Preqin data

Methodological note

OECD.AI estimates venture capital (VC) financial investment in AI firms worldwide based on private-source data from Preqin, processed by the AI lab of the Jožef Stefan Institute, Slovenia and analysed by the OECD. Preqin is a private company, founded in 2003, which collects data regarding private equity transactions, funds and fund managers.

Deal information provided by Preqin includes information on the firm raising VC investments as well as on the deal itself and on the investors. Information about the firm include the name of the company, the country where it is located, the year it was established, a description of its activities, a classification of the industries where the firms operate, as well as a set of cross-industry classifications, labelled “verticals”. Information about the deal include the date, the stage (e.g. seed funding, round A, etc.), and the amount of the deal. Information about the investors include their name and the country where they are located.

Approximately 170 000 VC deals were reported to have taken place between 2012 and 2020. Of those deals, 20 942 were categorised as VC investments concerning an AI firm. An AI start-up is considered to be a private company that researches and delivers all or part of an AI system or researches and delivers products and services that rely significantly on AI systems. The definition of an AI system follows that of the OECD principles: “An AI system is a machine-based system that is capable of influencing the environment by making recommendations, predictions or decisions for a given set of objectives. It does so by utilising machine and/or human-based inputs/data to: i) perceive real and/or virtual environments; ii) abstract such perceptions into models manually or automatically; and iii) use Model Interpretations to formulate options for outcomes.”

Start-ups are identified as AI start-ups based on Preqin’s manual categorisation (those represent 84% of the monetary value of transactions included), as well as on OECD’s manual categorisation (2% of the monetary value of transactions included) and OECD’s automated analysis of the keywords contained in the description of the company’s activity categorisation (14% of the monetary value of transactions included). Keywords used are of three kinds: generic AI keywords, such as “artificial intelligence” and “machine learning”; keywords pertaining to AI techniques, such as “neural network”, “deep learning”, “reinforcement learning”; and keywords referring to fields of AI applications, such as “computer vision”, “predictive analytics”, “natural language processing”, “autonomous vehicles”.

Of all deals with an AI firm, 20 549 were considered as VC investments funding an AI firm. Deals reported as being “Secondary Stock Purchase”, “Mergers” or “Add-ons” were excluded from the analysis because those deals do not correspond to financing of start-ups, i.e. where the money goes to those start-ups to develop themselves, but to secondary market transaction where money goes directly from one investor to another investor.

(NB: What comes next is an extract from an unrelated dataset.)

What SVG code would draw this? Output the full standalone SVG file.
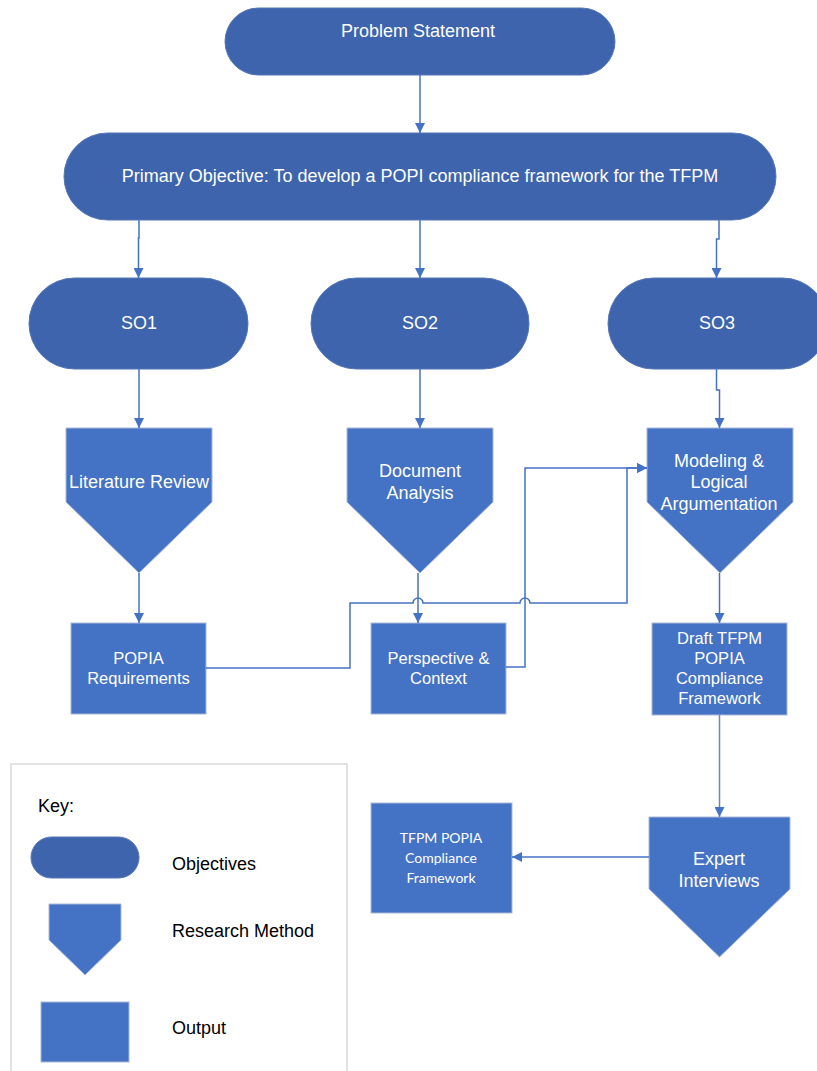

Preqin data was processed and categorised by country and industry. The industry categorisation is based on grouping 228 Preqin industry labels into 20 broader categories. The full list of industry categories with the number of deals corresponding to each category is presented in (Figure 1).

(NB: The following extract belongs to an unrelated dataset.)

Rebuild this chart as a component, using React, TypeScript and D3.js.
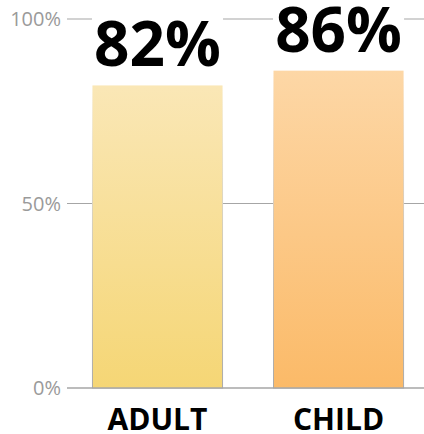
import React from "react";
import * as d3 from "d3";

const categories = ["ADULT", "CHILD"];
const values = [82, 86];
const valueLabels = ["82%", "86%"];
const yTicks = [0, 50, 100];
const yTickLabels = ["0%", "50%", "100%"];
const topColors = ["#FAE7B6", "#FDD7A6"];
const bottomColors = ["#F5D675", "#FBBA68"];

const W = 424;
const H = 434;

export default function App() {
  const x = d3
    .scaleBand<string>()
    .domain(categories)
    .range([67, W])
    .paddingInner(0.276)
    .paddingOuter(0.124)
    .align(0.556);
  const y = d3.scaleLinear().domain([0, 100]).range([388, 19]);
  const y0 = y(0);

  return (
    <svg
      width={W}
      height={H}
      style={{ position: "absolute", left: 0, top: 0 }}
      fontFamily="'Open Sans', sans-serif"
    >
      <defs>
        {categories.map((c, i) => (
          <linearGradient key={c} id={`g${i}`} x1="0" y1="0" x2="0" y2="1">
            <stop offset="0%" stopColor={topColors[i]} />
            <stop offset="100%" stopColor={bottomColors[i]} />
          </linearGradient>
        ))}
        <linearGradient id="sg" x1="0" y1="0" x2="0" y2="1">
          <stop offset="0%" stopColor="#aaaaaa" stopOpacity={0} />
          <stop offset="100%" stopColor="#aaaaaa" stopOpacity={1} />
        </linearGradient>
      </defs>
      {/* gridlines */}
      {yTicks.map((t, i) => (
        <g key={t}>
          <line x1={67} x2={W} y1={y(t)} y2={y(t)} stroke="#a6a6a6" strokeWidth={1.2} />
          <text
            x={61}
            y={y(t) + 7}
            textAnchor="end"
            fontSize={20}
            fill="#9a9a9a"
          >
            {yTickLabels[i]}
          </text>
        </g>
      ))}
      {/* column masks */}
      {categories.map((c) => (
        <rect key={c} x={x(c)!} y={0} width={x.bandwidth()} height={y0 - 1} fill="#fff" />
      ))}
      {/* bars */}
      {categories.map((c, i) => (
        <rect
          key={c}
          x={x(c)! + 0.5}
          y={y(values[i])}
          width={x.bandwidth() - 1}
          height={y0 - y(values[i])}
          fill={`url(#g${i})`}
          stroke="url(#sg)"
          strokeWidth={1}
        />
      ))}
      <line x1={67} x2={W} y1={y0} y2={y0} stroke="#a6a6a6" strokeWidth={1.2} />
      {/* value labels */}
      {categories.map((c, i) => (
        <text
          key={c}
          x={x(c)! + x.bandwidth() / 2}
          y={y(values[i]) - 19}
          textAnchor="middle"
          fontSize={62}
          fontWeight={700}
          fill="#000"
        >
          {valueLabels[i]}
        </text>
      ))}
      {/* category labels */}
      {categories.map((c) => (
        <text
          key={c}
          x={x(c)! + x.bandwidth() / 2}
          y={430}
          textAnchor="middle"
          fontSize={30}
          fontWeight={700}
          fill="#000"
        >
          {c}
        </text>
      ))}
    </svg>
  );
}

Figure 1. List of industry categories with number of deals from 2012-2020

Source: OECD.AI (2021), processed by JSI AI Lab, Slovenia, based on Preqin data of 23/04/2021

Many of the reported investment transactions (deals) from 2012 through 2020 do not include the amount invested, e.g. 18% of the deals for US start-ups and 63% for Chinese start-ups. Where possible, an estimate of missing amounts was calculated based on the median amount of comparable clusters of deals per country of the start-up, investment year and investment stage. The impact of estimating amounts for which the amount is missing increases the total value of VC investments by 7% between 2012 and 2020, with an increase of 5% for US-based start-ups and 11% for start-ups based in China over the period (Figure 9.2).

When considering the origin of the financing, about 16% of deals have no investor identified. The estimates prorate the value of those deals to the different countries in the sample following the distribution of deals with reported investors.

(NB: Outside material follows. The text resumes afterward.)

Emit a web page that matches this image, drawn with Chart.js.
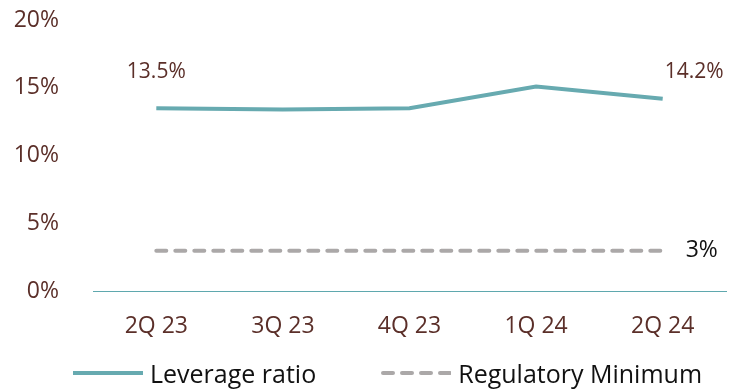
<!DOCTYPE html>
<html>
<head>
<meta charset="utf-8">
<script src="https://cdn.jsdelivr.net/npm/chart.js@4"></script>
<style>
  html, body { margin: 0; padding: 0; background: #fff; }
  #wrap { position: relative; width: 731px; height: 390px; }
  #legend {
    position: absolute; left: 73px; top: 358px;
    display: flex; align-items: center;
    font-family: "Open Sans", "Noto Sans", sans-serif; font-size: 25px; color: #111;
    line-height: 30px; white-space: nowrap;
  }
  #legend .item { display: flex; align-items: center; }
  #legend .item + .item { margin-left: 65px; }
  #legend svg { margin-right: 7px; }
</style>
</head>
<body>
<div id="wrap">
  <canvas id="leverageChart" width="731" height="390"></canvas>
  <div id="legend"></div>
</div>
<script>
// Quarterly leverage ratio vs. the regulatory floor
const quarters = ['2Q 23', '3Q 23', '4Q 23', '1Q 24', '2Q 24'];
const leverageRatio = [13.5, 13.4, 13.5, 15.1, 14.2];
const regulatoryMin = [3, 3, 3, 3, 3];
const yTicks = [0, 5, 10, 15, 20];

const brown = '#5b2f29';
const teal = '#67aab0';
const grey = '#aba8a8';
const fontFamily = '"Open Sans", "Noto Sans", sans-serif';

// value labels: first and last leverage point, and the 3% line
const valueLabels = {
    id: 'valueLabels',
    afterDatasetsDraw(chart) {
        const { ctx, scales: { x, y } } = chart;
        ctx.save();
        ctx.font = '21px ' + fontFamily;
        ctx.textBaseline = 'middle';
        const last = leverageRatio.length - 1;
        const labelY = y.getPixelForValue(16.2);

        ctx.fillStyle = brown;
        ctx.textAlign = 'center';
        ctx.fillText(leverageRatio[0].toFixed(1) + '%', x.getPixelForValue(0), labelY);
        ctx.textAlign = 'left';
        ctx.fillText(leverageRatio[last].toFixed(1) + '%', x.getPixelForValue(last) + 2, labelY);

        ctx.font = '23px ' + fontFamily;
        ctx.fillStyle = '#111';
        ctx.fillText(regulatoryMin[last] + '%', x.getPixelForValue(last) + 23, y.getPixelForValue(regulatoryMin[last]));
        ctx.restore();
    }
};

const ctx = document.getElementById('leverageChart').getContext('2d');

const chart = new Chart(ctx, {
    type: 'line',
    data: {
        labels: quarters,
        datasets: [
            {
                label: 'Leverage ratio',
                data: leverageRatio,
                borderColor: teal,
                backgroundColor: teal,
                borderWidth: 4,
                pointRadius: 0,
                tension: 0
            },
            {
                label: 'Regulatory Minimum',
                data: regulatoryMin,
                borderColor: grey,
                backgroundColor: grey,
                borderWidth: 4,
                borderDash: [10, 9],
                borderCapStyle: 'round',
                pointRadius: 0,
                tension: 0
            }
        ]
    },
    options: {
        responsive: false,
        animation: false,
        layout: { padding: { left: 12, right: 5, top: 20, bottom: 29 } },
        scales: {
            x: {
                offset: true,
                grid: { display: false, drawTicks: false },
                border: { display: true, color: '#5fa8ae', width: 1 },
                ticks: { color: brown, padding: 21, font: { family: fontFamily, size: 23 } }
            },
            y: {
                min: 0,
                max: 20,
                afterBuildTicks: (axis) => { axis.ticks = yTicks.map(v => ({ value: v })); },
                // tick padding only pushes labels left; keep it out of width/top
                afterFit: (axis) => {
                    axis.width = 81;
                    axis.paddingTop = 14;
                    axis.paddingBottom = 14;
                },
                grid: { display: false, drawTicks: false },
                border: { display: false },
                ticks: {
                    color: brown,
                    padding: 34,
                    font: { family: fontFamily, size: 23 },
                    callback: (v) => v + '%'
                }
            }
        },
        plugins: {
            tooltip: { enabled: false },
            legend: { display: false }
        }
    },
    plugins: [valueLabels]
});

// legend below the plot, built from the datasets
const legendEl = document.getElementById('legend');
chart.data.datasets.forEach((ds) => {
    const dash = ds.borderDash ? ds.borderDash.join(' ') : 'none';
    const cap = ds.borderCapStyle || 'butt';
    const item = document.createElement('div');
    item.className = 'item';
    item.innerHTML =
        '<svg width="70" height="8"><line x1="' + (cap === 'round' ? 2 : 0) + '" y1="4" x2="70" y2="4" stroke="' + ds.borderColor +
        '" stroke-width="' + ds.borderWidth + '" stroke-dasharray="' + dash + '" stroke-linecap="' + cap + '"/></svg>' +
        '<span>' + ds.label + '</span>';
    legendEl.appendChild(item);
});
</script>
</body>
</html>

When a single round of financing includes multiple investors, Preqin data does not specify how much each investor has contributed. For such deals, the invested value is split equally between investors.

For more information and findings about venture capital investments in AI start-ups, please see OECD (2021).

Figure 2. Impact of estimating amounts relative to amounts reported per country

VC deals with AI firms from 2012 to 2020; excluding countries with less than 5 reported deals

Source: OECD.AI (2021), processed by JSI AI Lab of Slovenia, based on Preqin data of 23/04/2021,


OECD (2021), Venture Capital Investments in Artificial Intelligence: Analysing trends in VC in AI companies from 2012 through 2020. OECD Publishing, Paris.